Where do we go from here? Do we, as in the last World War, step aside when our men come home and resume economically, industrially, almost were we left off? No, because nothing is permanent but change.

Naturally, since once more, there has been heavy and inevitable displacement of men in industry, as millions of them enter the armed services, women may be counted upon if, or when, it is necessary, to once more step out of their new jobs when their men come marching home.

But there are larger considerations that have not to do with mere temporary displacement.

Those larger considerations of impending change, women must now contemplate as seriously as our nation as a whole is beginning to contemplate its post-war behavior. They must take stock of their past, evaluate their present and prognosticate their future.

Our past speaks for itself. We have outgrown it. Our present also speaks for itself. But it does not seem to me that we always properly interpret it.

Uncontroversially, women, even now, are making enormous strides economically, socially, industrially. We are putting up a good showing in this war which is no more than should be expected of us. But this much vaunted power of American women is exaggerated.

To be sure, the first World War did mark a distinct promotion in our social, economic and industrial status. Also, due in no small measure to a capitalistic system which has enabled women to inherit vast fortunes from husbands, much wealth, for various deeply-rooted reasons, is now concentrated in women's hands. Also, as householders and mothers, woman buying power is colossal. Women hold strategic purse strings.

Since the first World War, the American woman has tasted the sweet freedom of economic independence; she has gone to college in droves; she votes. But the commotion is still out of all proportion to the promotion.

Factually, the power of women today in this country in government, in industry, in finance, in those departments of activity which form the pillars of society, is disproportionately and disappointingly small.

The Madame Pompadour power behind the throne era is no longer our idea of woman status. The old comic-strip idea of the wife who achieves her desired weekly budget bymeans of rifling her husband's trousers pockets by night, be longs to the Currier and Ives period.

When we women of this urgent now think of power, we mean the power that goes with active and constructive participation in creating the world in which we and our families live. Let's face the fact. We are as yet only feebly represented in the functional departments of American government and industry. Our much vaunted strength is largely wordage.

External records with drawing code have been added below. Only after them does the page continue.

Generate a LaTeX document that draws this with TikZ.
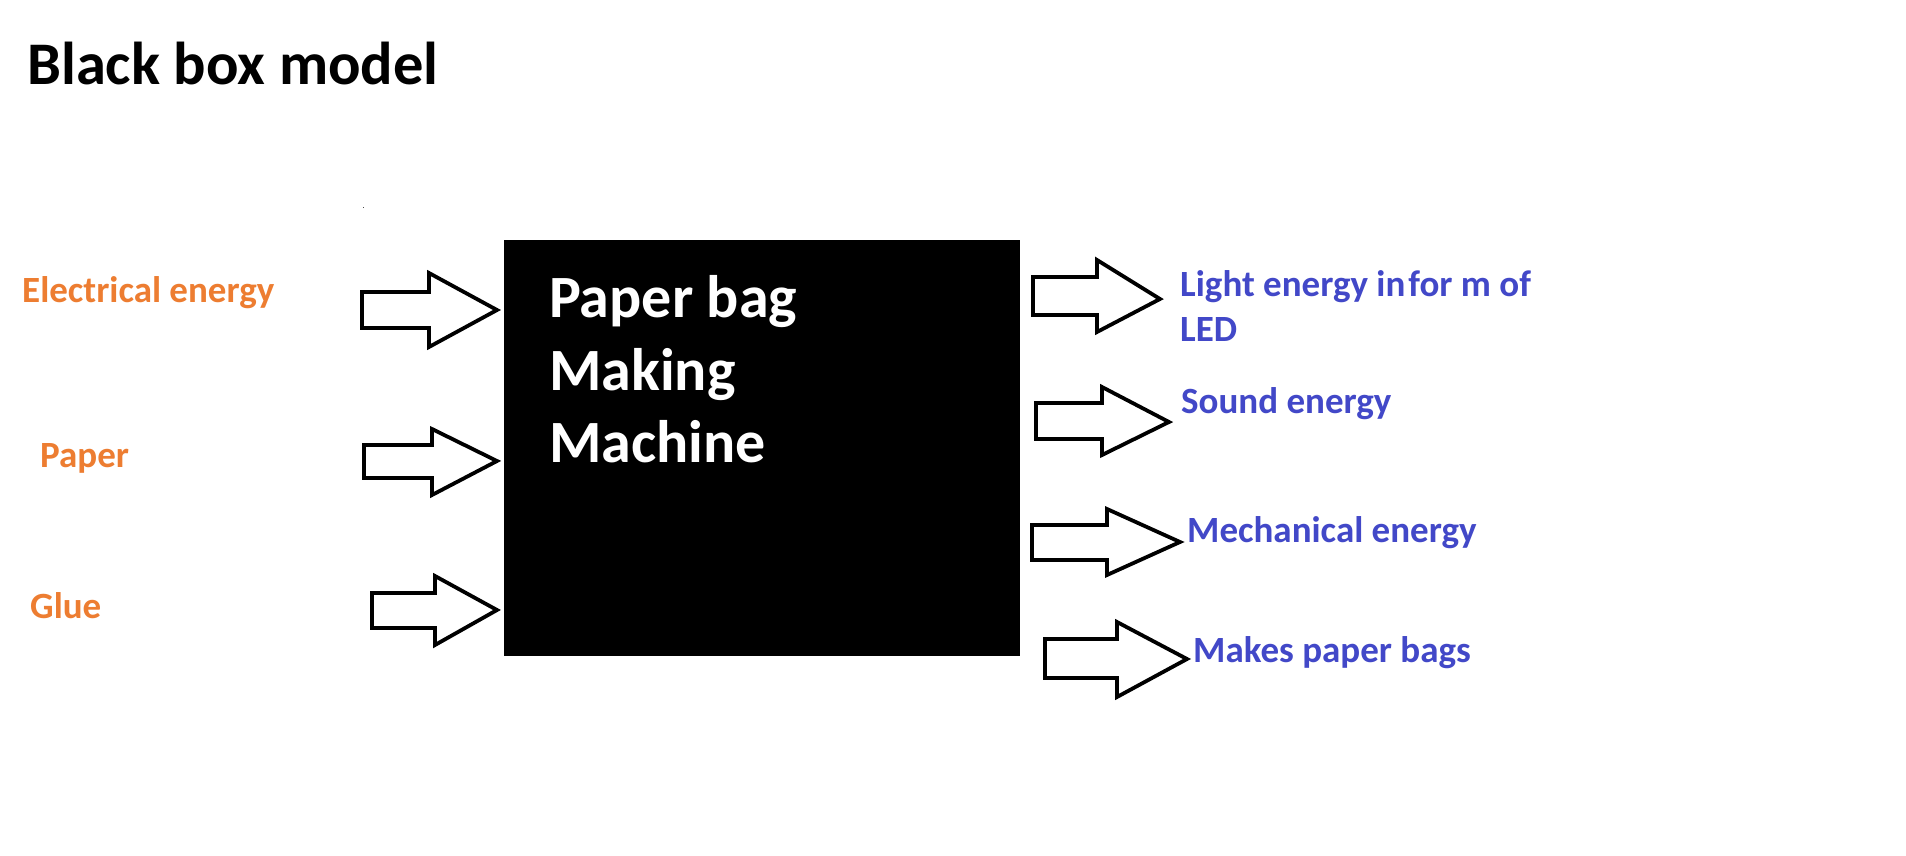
\documentclass[tikz,border=0pt]{standalone}
\usepackage{fontspec}
\setmainfont{Carlito}
\definecolor{inorange}{RGB}{237,125,49}
\definecolor{outblue}{RGB}{66,72,200}
\newcommand{\barrow}[8]{%
  \draw[arrowline] (#1,#2) -- (#4,#2) -- (#4,#5) -- (#7,#8) -- (#4,#6) -- (#4,#3) -- (#1,#3) -- cycle;}
\tikzset{
  arrowline/.style={draw=black, line width=3.8pt, line join=miter, fill=white},
  lbl/.style={anchor=base west, inner sep=0pt, font=\bfseries},
  inlbl/.style={lbl, text=inorange, font=\bfseries\fontsize{37}{37}\selectfont},
  outlbl/.style={lbl, text=outblue, font=\bfseries\fontsize{37}{37}\selectfont},
  boxlbl/.style={lbl, text=white, font=\bfseries\fontsize{60}{60}\selectfont},
}
\begin{document}
\begin{tikzpicture}[x=1pt,y=-1pt]
\useasboundingbox[fill=white] (0,0) rectangle (1906,856);
% title
\node[lbl, font=\bfseries\fontsize{60.5}{60}\selectfont] (title) at (27,85) {Black box model};
% tiny dot
\fill[black!70] (362.5,206.5) rectangle (364,208);
% black box
\node[fill=black, draw=none, inner sep=0pt, minimum width=516pt, minimum height=416pt, anchor=north west] (box) at (504,240) {};
\node[boxlbl] (t1) at (549,317) {Paper bag};
\node[boxlbl] (t2) at (549,390) {Making};
\node[boxlbl] (t3) at (549,462) {Machine};
% inputs
\node[inlbl] (in1) at (22,302) {Electrical energy};
\node[inlbl] (in2) at (40,467) {Paper};
\node[inlbl] (in3) at (30,618) {Glue};
\barrow{362}{292}{328}{429}{273}{347}{497}{310}
\barrow{364}{445}{478}{432}{429}{495}{497}{461}
\barrow{372}{593}{628}{435}{576}{645}{497}{610}
% outputs
\barrow{1033}{277}{315}{1097}{260}{332}{1160}{299}
\barrow{1036}{403}{439}{1102}{387}{455}{1169}{422}
\barrow{1032}{525}{560}{1107}{509}{575}{1180}{542}
\barrow{1045}{639}{678}{1117}{622}{697}{1187}{659}
\node[outlbl] (o1) at (1180,296) {Light energy in\hspace{0.08em}for m of};
\node[outlbl] (o1b) at (1180,341) {LED};
\node[outlbl] (o2) at (1181,413) {Sound energy};
\node[outlbl] (o3) at (1187,542) {Mechanical energy};
\node[outlbl] (o4) at (1193,662) {Makes paper bags};
\end{tikzpicture}
\end{document}
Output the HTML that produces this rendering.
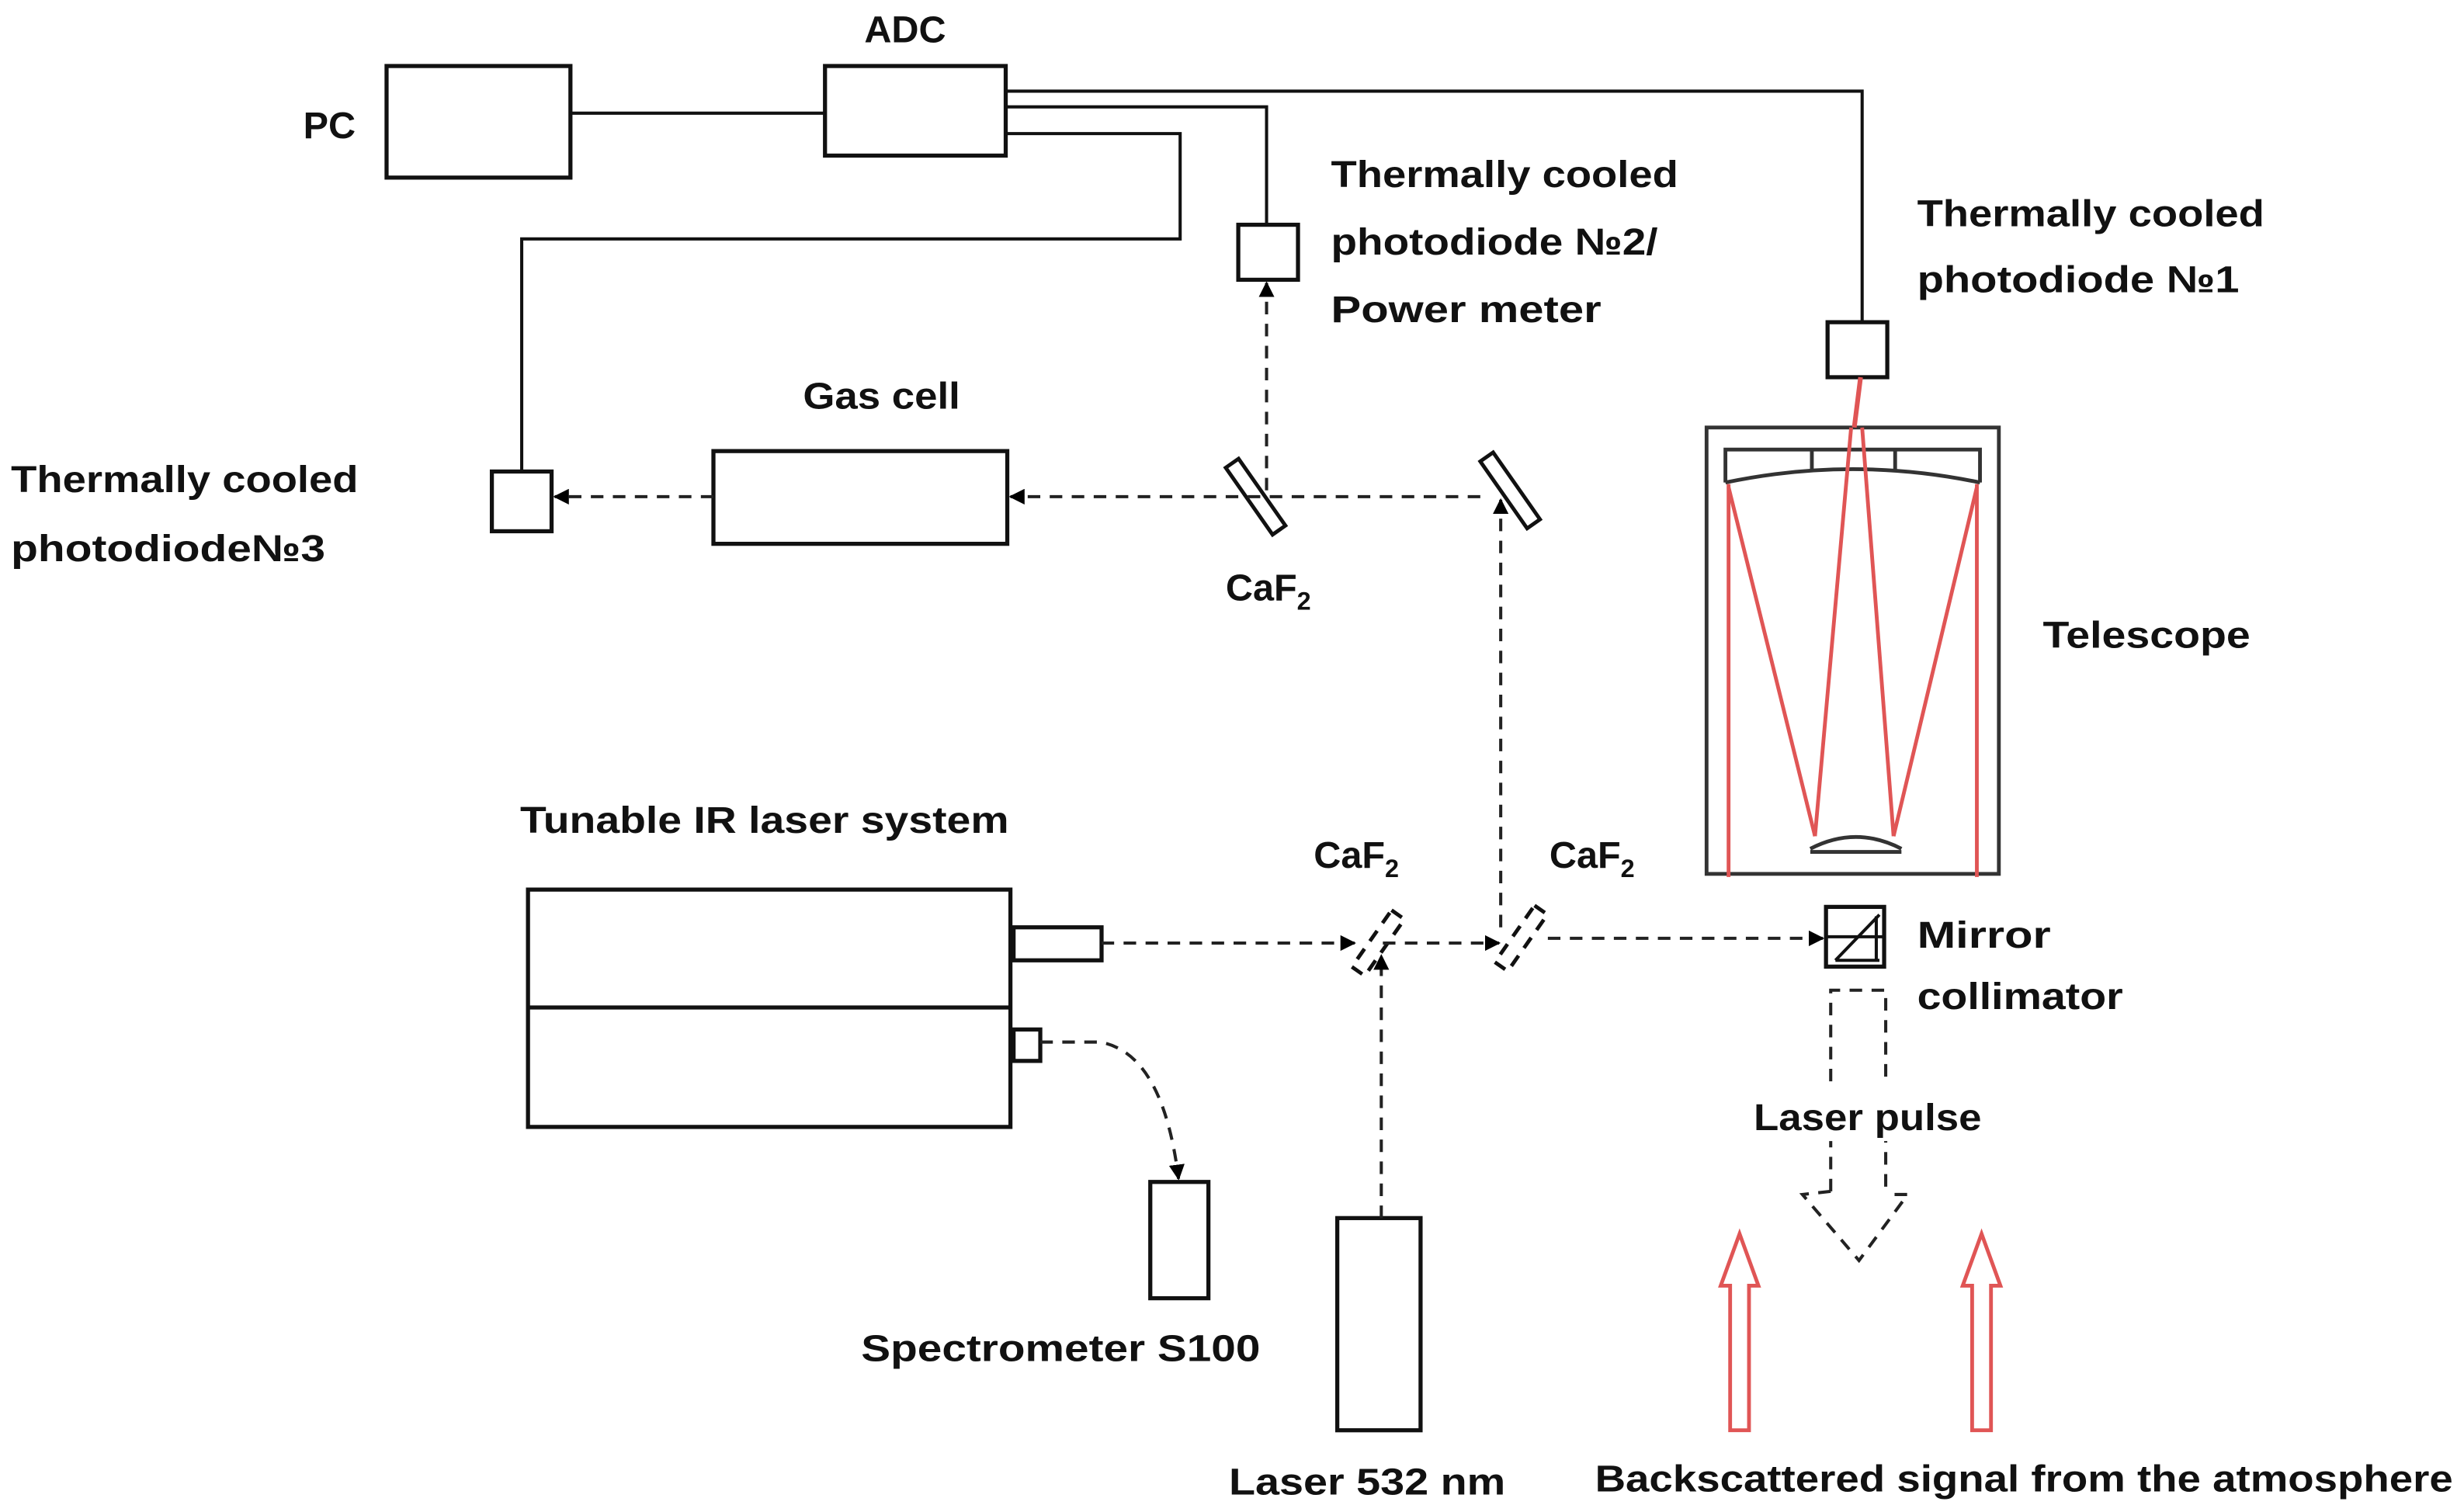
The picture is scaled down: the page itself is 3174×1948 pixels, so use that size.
<!DOCTYPE html>
<html><head><meta charset="utf-8"><style>
html,body{margin:0;padding:0;background:#fff;width:3174px;height:1948px;overflow:hidden}
svg{display:block}
text{font-family:"Liberation Sans",sans-serif;font-weight:bold;fill:#111}
</style></head><body>
<svg width="3174" height="1948" viewBox="0 0 1568 962" preserveAspectRatio="none">
<defs>
<marker id="a" markerWidth="10" markerHeight="10" refX="9" refY="5" orient="auto" markerUnits="userSpaceOnUse"><path d="M0,0 L10,5 L0,10 z" fill="#000"/></marker>
</defs>
<g fill="none" stroke="#111" stroke-width="2.6">
<rect x="246" y="42" width="117" height="71"/>
<rect x="525" y="42" width="115" height="57"/>
<rect x="454" y="287" width="187" height="59"/>
<rect x="336" y="566" width="307" height="151"/>
<line x1="336" y1="641" x2="643" y2="641"/>
<rect x="645" y="590" width="56" height="21"/>
<rect x="645" y="655" width="17" height="20"/>
<rect x="732" y="752" width="37" height="74"/>
<rect x="851" y="775" width="53" height="135"/>
<rect x="788" y="143" width="38" height="35"/>
<rect x="1163" y="205" width="38" height="35"/>
<rect x="313" y="300" width="38" height="38"/>
<rect x="1162" y="577" width="37" height="38"/>
</g>
<g fill="none" stroke="#111" stroke-width="2">
<line x1="363" y1="72" x2="525" y2="72"/>
<polyline points="640,58 1185,58 1185,205"/>
<polyline points="640,68 806,68 806,143"/>
<polyline points="640,85 751,85 751,152 332,152 332,300"/>
<line x1="1162" y1="596" x2="1199" y2="596"/>
<line x1="1168" y1="611" x2="1196" y2="582"/>
<line x1="1168" y1="611" x2="1196" y2="611"/>
<line x1="1194" y1="583" x2="1194" y2="611"/>
</g>
<rect x="794" y="290" width="10" height="52" transform="rotate(-35 799 316)" fill="none" stroke="#111" stroke-width="2.4"/>
<rect x="956" y="286" width="10" height="52" transform="rotate(-35 961 312)" fill="none" stroke="#111" stroke-width="2.4"/>
<rect x="872" y="578" width="10" height="44" transform="rotate(35 877 600)" fill="none" stroke="#111" stroke-width="2.4" stroke-dasharray="8 6"/>
<rect x="963" y="575" width="10" height="44" transform="rotate(35 968 597)" fill="none" stroke="#111" stroke-width="2.4" stroke-dasharray="8 6"/>
<g fill="none" stroke="#222" stroke-width="2" stroke-dasharray="8 6">
<line x1="942" y1="316" x2="643" y2="316" marker-end="url(#a)"/>
<line x1="454" y1="316" x2="353" y2="316" marker-end="url(#a)"/>
<line x1="806" y1="312" x2="806" y2="180" marker-end="url(#a)"/>
<line x1="955" y1="590" x2="955" y2="318" marker-end="url(#a)"/>
<line x1="701" y1="600" x2="862" y2="600" marker-end="url(#a)"/>
<line x1="880" y1="600" x2="954" y2="600" marker-end="url(#a)"/>
<line x1="985" y1="597" x2="1160" y2="597" marker-end="url(#a)"/>
<line x1="879" y1="775" x2="879" y2="608" marker-end="url(#a)"/>
<path d="M662,663 L700,663 Q740,670 750,750" marker-end="url(#a)"/>
<polyline points="1165,758 1165,630 1200,630 1200,758"/>
<polyline points="1165,758 1147,760 1183,802 1214,760 1200,760"/>
</g>
<rect x="1112" y="690" width="152" height="36" fill="#fff"/>
<g fill="none" stroke="#333" stroke-width="2.4">
<rect x="1086" y="272" width="186" height="284"/>
<path d="M1098,307 L1098,286 L1260,286 L1260,307"/>
<line x1="1153" y1="286" x2="1153" y2="300"/>
<line x1="1206" y1="286" x2="1206" y2="300"/>
<path d="M1098,307 Q1179,290 1260,307"/>
<path d="M1152,542 L1210,542 M1152,540 Q1181,525 1210,540"/>
</g>
<g fill="none" stroke="#e05555" stroke-width="2.4">
<line x1="1100" y1="308" x2="1100" y2="558"/>
<line x1="1258" y1="308" x2="1258" y2="558"/>
<line x1="1100" y1="310" x2="1155" y2="532"/>
<line x1="1258" y1="310" x2="1205" y2="532"/>
<line x1="1155" y1="532" x2="1178" y2="272"/>
<line x1="1205" y1="532" x2="1185" y2="272"/>
<line x1="1184" y1="240" x2="1180" y2="272" stroke-width="3"/>
<path d="M1101,910 L1101,818 L1095,818 L1107,785 L1119,818 L1113,818 L1113,910 Z"/>
<path d="M1255,910 L1255,818 L1249,818 L1261,785 L1273,818 L1267,818 L1267,910 Z"/>
</g>
<g font-size="24">
<text x="193" y="88">PC</text>
<text x="550" y="27">ADC</text>
<text x="847" y="119" textLength="221" lengthAdjust="spacingAndGlyphs">Thermally cooled</text>
<text x="847" y="162" textLength="208" lengthAdjust="spacingAndGlyphs">photodiode №2/</text>
<text x="847" y="205" textLength="172" lengthAdjust="spacingAndGlyphs">Power meter</text>
<text x="1220" y="144" textLength="221" lengthAdjust="spacingAndGlyphs">Thermally cooled</text>
<text x="1220" y="186" textLength="205" lengthAdjust="spacingAndGlyphs">photodiode №1</text>
<text x="7" y="313" textLength="221" lengthAdjust="spacingAndGlyphs">Thermally cooled</text>
<text x="7" y="357" textLength="200" lengthAdjust="spacingAndGlyphs">photodiode№3</text>
<text x="511" y="260" textLength="100" lengthAdjust="spacingAndGlyphs">Gas cell</text>
<text x="780" y="382">CaF<tspan font-size="16" dy="6">2</tspan></text>
<text x="836" y="552">CaF<tspan font-size="16" dy="6">2</tspan></text>
<text x="986" y="552">CaF<tspan font-size="16" dy="6">2</tspan></text>
<text x="1300" y="412" textLength="132" lengthAdjust="spacingAndGlyphs">Telescope</text>
<text x="331" y="530" textLength="311" lengthAdjust="spacingAndGlyphs">Tunable IR laser system</text>
<text x="1220" y="603" textLength="85" lengthAdjust="spacingAndGlyphs">Mirror</text>
<text x="1220" y="642" textLength="131" lengthAdjust="spacingAndGlyphs">collimator</text>
<text x="1116" y="719" textLength="145" lengthAdjust="spacingAndGlyphs">Laser pulse</text>
<text x="548" y="866" textLength="254" lengthAdjust="spacingAndGlyphs">Spectrometer S100</text>
<text x="782" y="951" textLength="176" lengthAdjust="spacingAndGlyphs">Laser 532 nm</text>
<text x="1015" y="949" textLength="546" lengthAdjust="spacingAndGlyphs">Backscattered signal from the atmosphere</text>
</g>
</svg>
</body></html>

We are not adequately represented in the key departments of city, state, or nation. It is to our glory that we have a woman, and an excellent one, in the cabinet. We have capable women in our legislatures and in Congress. But the women who go to serve in our law-making bodies, are not vested with the high authorities that go with having great woman-power to fall back on at home. Women are not sufficiently organized. They are not sufficiently part of the organic structure of their local communities.

A woman still has to be twice as good as a man in order to get half as far.

They are still on the edge of the professions. It has been controversial up to almost this very moment whether women doctors are eligible for Army or Navy service.

We also know a little bitterly that because of lack of what we shall call woman-push, we, who by temperament and by nature have always been the foes of war, have not been able to distill the power to prevent them. We have failed in the past. We are failing in the present. Let us pray it is our heritage to succeed in the future.

And wishful thinking is not going to achieve the formula for maintaining peace in a world that up to now has been periodically fertilized by the bodies of war dead. Urgent now, is the time for action. Urgent now, is the moment for women to jump into this enormous business of lending their push, their figurative literal push—their brain, brawn, yes and real muscle, to a specific program that will prevent future wars.

Had there, as far back as Manchuria, Ethiopia, Munich, Poland, existed a united-nations organization so geared that it would have stepped in and prevented Germany from running riot over what is now the maimed and bleeding face of the world, horror could have been averted. Wisdom after the event, yes, but wisdom ahead of future events.

Through all their war-harassed centuries, women have functioned in behalf of peace by way of lip-service rather than action. Let's face that; evaluate it for what it is worth, which is not very much, and dedicate ourselves to a war-proof future. That is high mission! As high as human happiness and human decency and all the elements that go to make life worth living.

The greatest unreleased power in the world today is woman-power. The Muscle Shoals and the Boulder Dams that will utilize that power reside in the determination of the women themselves.

If you stop to think about it, there has been no great organized woman-push throughout history.

It will be interesting a couple of centuries from now, after women have long since been inducted into those departments of society which now discriminate against them, to see to what extent our feeble representation in the enduring arts, was responsible for the circumscribed lives that women had been living for centuries.

How few immortal women authors for instance, there are compared to men. What woman Shakespeare or Tolstoy, or Moliere? How few women poets between Sappho and Millay. How many women Beethovens and Mozarts have come down to us through the ages? How many women Rembrandts? These fields have always been open to women. What circumscribed conditions have inhibited us? You believe and I believe the answer is that we have remained the creatively languid sex for environmental reasons.

And now we have come to a crossroads and are face to face with the most realistic moment in our long history.

What do we want and how are we going to set about getting it? Those are concrete factual considerations.

Let's not fool ourselves. We need more functional power in government, education and industry. We need more woman-push, organization, and capacity to work together. Also, we need to break down women's inhibition against women.

And even more than that. There is an overtone; a more important dimension than any of the concrete ones mentioned, that women need and want in our post-war world.

Not only are we fighting to the death for the democratic way of life, we are fighting for the maintenance of those not easily defined spiritual values which dignify and glorify the nation, the home, the family, the individual.

Not for one moment has this forum been concerned solely with a mere discussion of more jobs for women; equalization of their citizenship rights; extension of their home interests; wider economic independence and a more active participation in the machinery of government.

These assets, important as they are, become scarcely worth the candle unless they achieve for us by way of wider horizons of intellect and experience, a release of the spirit, a more intelligent capacity for wifehood, motherhood, citizenship. The home is the nucleus of the spiritual life of society. The nucleus of the home is the woman. Enlarge her vision, her range of interests and activities, extend her power in government and state; cultivate her mind, enhance her value to the community as well as to the family; to the nation as well as to civilization, and you have a better human being in a better world.

This is a transition period. This is crisis in the history of the world and in the history of women. Now is the time to plan ahead.